Le style de Vink est reconnaissable à des kilomètres : aquarelliste il fait prendre forme à ses personnages plus par la couleur que par le trait. Les visages ont tous ce grain particulier qui nous distingue de notre voisin, et on croirait presque entende le timbre de leur voix tellement on sent que les personnages de papier ont été puisés pour la plupart dans une galerie des masques bien réelle.
Le dessinateur nous transporte donc dans un univers bien à lui, personnel, très pastel mais qui ne manque pas de contraste. Les paysages sont magnifiques et le format de la BD lui-même se prête bien à l'appréciation des coloris.
Parlons du scénario : c'est à Rodolphe qu'on le doit. J'ai connu Rodolphe pour sa collaboration avec Léo pour Namibia et j'avoue qu'il trouve toujours le moyen de nous surprendre en attribuant aux objets ou aux situations quotidiennes des fonctions inattendues.

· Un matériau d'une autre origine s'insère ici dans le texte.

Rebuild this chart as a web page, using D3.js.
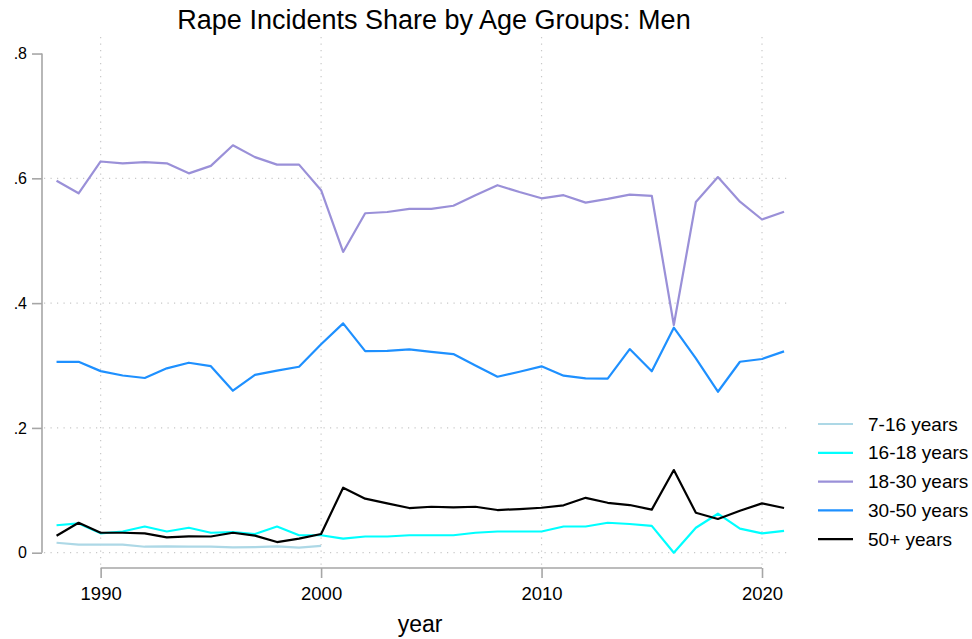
<!DOCTYPE html>
<html>
<head>
<meta charset="utf-8">
<script src="https://cdn.jsdelivr.net/npm/d3@7"></script>
<style>
  body { margin: 0; background: #fff; }
  svg { font-family: "Liberation Sans", Arial, sans-serif; }
</style>
</head>
<body>
<svg id="chart" width="972" height="639"></svg>
<script>
const years = d3.range(1988, 2022);

const age7to16 = [0.016, 0.013, 0.013, 0.013, 0.0096, 0.010, 0.0096, 0.0096, 0.0086, 0.009, 0.010, 0.008, 0.011];
const age16to18 = [0.044, 0.047, 0.031, 0.034, 0.042, 0.034, 0.040, 0.032, 0.033, 0.030, 0.042, 0.028, 0.028,
    0.0225, 0.026, 0.026, 0.028, 0.028, 0.028, 0.032, 0.034, 0.034, 0.034, 0.042, 0.042, 0.048, 0.046, 0.043,
    0.0, 0.040, 0.0625, 0.0385, 0.031, 0.035];
const age18to30 = [0.596, 0.576, 0.627, 0.624, 0.626, 0.624, 0.608, 0.620, 0.653, 0.634, 0.622, 0.622, 0.581,
    0.482, 0.544, 0.546, 0.551, 0.551, 0.556, 0.573, 0.589, 0.578, 0.568, 0.573, 0.561, 0.567, 0.574, 0.572,
    0.365, 0.562, 0.602, 0.5625, 0.534, 0.5465];
const age30to50 = [0.306, 0.306, 0.291, 0.284, 0.280, 0.2955, 0.3045, 0.299, 0.2596, 0.285, 0.2917, 0.298, 0.334,
    0.3676, 0.323, 0.3235, 0.326, 0.322, 0.3184, 0.300, 0.282, 0.290, 0.2987, 0.2837, 0.2795, 0.279, 0.3264, 0.2907,
    0.3606, 0.3115, 0.258, 0.306, 0.3104, 0.3227];
const age50plus = [0.0273, 0.048, 0.032, 0.032, 0.031, 0.0247, 0.0263, 0.026, 0.032, 0.0273, 0.0171, 0.0225, 0.030,
    0.1042, 0.0866, 0.079, 0.0716, 0.0737, 0.0727, 0.0737, 0.0684, 0.070, 0.0721, 0.076, 0.088, 0.080, 0.0764, 0.069,
    0.1325, 0.064, 0.054, 0.0673, 0.079, 0.0716];

const seriesNames = ['7-16 years', '16-18 years', '18-30 years', '30-50 years', '50+ years'];
const seriesValues = [age7to16, age16to18, age18to30, age30to50, age50plus];
const seriesColors = ['#add8e6', '#00ffff', '#9a90d8', '#1e90ff', '#000000'];

const xTicks = [1990, 2000, 2010, 2020];
const yTicks = [0, 0.2, 0.4, 0.6, 0.8];
const yGrid = [0, 0.2, 0.4, 0.6];

const svg = d3.select('#chart');
const plotLeft = 42, plotRight = 790, plotTop = 37, plotBottom = 568;

const x = d3.scaleLinear().domain([1987.34, 2021.27]).range([plotLeft, plotRight]);
const y = d3.scaleLinear().domain([-0.0245, 0.8265]).range([plotBottom, plotTop]);

// grid
const grid = svg.append('g')
    .attr('stroke', '#c8c8c8')
    .attr('stroke-width', 1.2)
    .attr('stroke-dasharray', '1.2,5.3');
grid.selectAll('.hgrid')
    .data(yGrid)
    .enter()
    .append('line')
    .attr('x1', plotLeft + 2)
    .attr('x2', plotRight)
    .attr('y1', d => y(d))
    .attr('y2', d => y(d));
grid.selectAll('.vgrid')
    .data(xTicks)
    .enter()
    .append('line')
    .attr('x1', d => x(d))
    .attr('x2', d => x(d))
    .attr('y1', plotTop)
    .attr('y2', plotBottom - 2);

// axes
const yAxis = svg.append('g')
    .attr('transform', `translate(${plotLeft},0)`)
    .call(d3.axisLeft(y)
        .tickValues(yTicks)
        .tickSize(10)
        .tickPadding(5)
        .tickFormat(d => d === 0 ? '0' : d3.format('.1f')(d).replace(/^0/, '')));
yAxis.select('.domain').remove();
yAxis.append('line')
    .attr('y1', y(0))
    .attr('y2', y(0.8));
yAxis.selectAll('line')
    .attr('stroke', '#a6a6a6')
    .attr('stroke-width', 1.6);
yAxis.selectAll('text')
    .attr('fill', '#000')
    .style('font-size', '16px')
    .style('font-family', '"Liberation Sans", Arial, sans-serif');

const xAxis = svg.append('g')
    .attr('transform', `translate(0,${plotBottom})`)
    .call(d3.axisBottom(x)
        .tickValues(xTicks)
        .tickSize(10)
        .tickPadding(9)
        .tickFormat(d3.format('d')));
xAxis.select('.domain').remove();
xAxis.append('line')
    .attr('x1', x(1990))
    .attr('x2', x(2020));
xAxis.selectAll('line')
    .attr('stroke', '#a6a6a6')
    .attr('stroke-width', 1.6);
xAxis.selectAll('text')
    .attr('fill', '#000')
    .style('font-size', '18.5px')
    .style('font-family', '"Liberation Sans", Arial, sans-serif');

// lines
const line = d3.line()
    .x((d, i) => x(years[i]))
    .y(d => y(d));

svg.append('g')
    .selectAll('path')
    .data(seriesValues)
    .enter()
    .append('path')
    .attr('d', d => line(d))
    .attr('fill', 'none')
    .attr('stroke', (d, i) => seriesColors[i])
    .attr('stroke-width', 2.2)
    .attr('stroke-linejoin', 'round');

// legend
const legend = svg.append('g')
    .selectAll('g')
    .data(seriesNames)
    .enter()
    .append('g')
    .attr('transform', (d, i) => `translate(818,${424 + i * 28.8})`);
legend.append('line')
    .attr('x1', 0)
    .attr('x2', 35)
    .attr('stroke', (d, i) => seriesColors[i])
    .attr('stroke-width', 2.2);
legend.append('text')
    .attr('x', 50)
    .attr('dy', '0.35em')
    .style('font-size', '19px')
    .text(d => d);

// titles
svg.append('text')
    .attr('x', 434)
    .attr('y', 29)
    .attr('text-anchor', 'middle')
    .style('font-size', '27px')
    .text('Rape Incidents Share by Age Groups: Men');
svg.append('text')
    .attr('x', 420)
    .attr('y', 632)
    .attr('text-anchor', 'middle')
    .style('font-size', '23px')
    .text('year');
</script>
</body>
</html>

L'histoire du Temps perdu, clin d'oeil à La Recherche de Proust, relate l'histoire d'un dessinateur qui s'arrête une nuit dans un hôtel parce qu'il est trop fatigué. A peine arrivé dans sa chambre, l'une des gravures accrochée à son mur attire son attention par son exécution technique...et la gravure l'aspire.
L'idée des frontières troubles, le symbole du passage,et du "seuil" entre l'imaginaire et le réel sont des topoï de la BD, (on le retrouve dans Philémon de Fred par exemple) mais ils sont présents dans cette oeuvre-ci pour jouer un rôle tout particulier que je vous laisse découvrir si vous avez envie de la lire.
Pourquoi le personnage-narrateur est-il amené dans ce monde dessiné étant lui-même dessinateur?
Pourquoi est-ce dans cet hotêl précis, qui porte le nom du "temps perdu", qu'il s'arrête?
En somme c'est une BD très symbolique, je la conseille à tous, vous y trouverez de belles trouvailles et vous ouvrirez les portes du réalisme magique.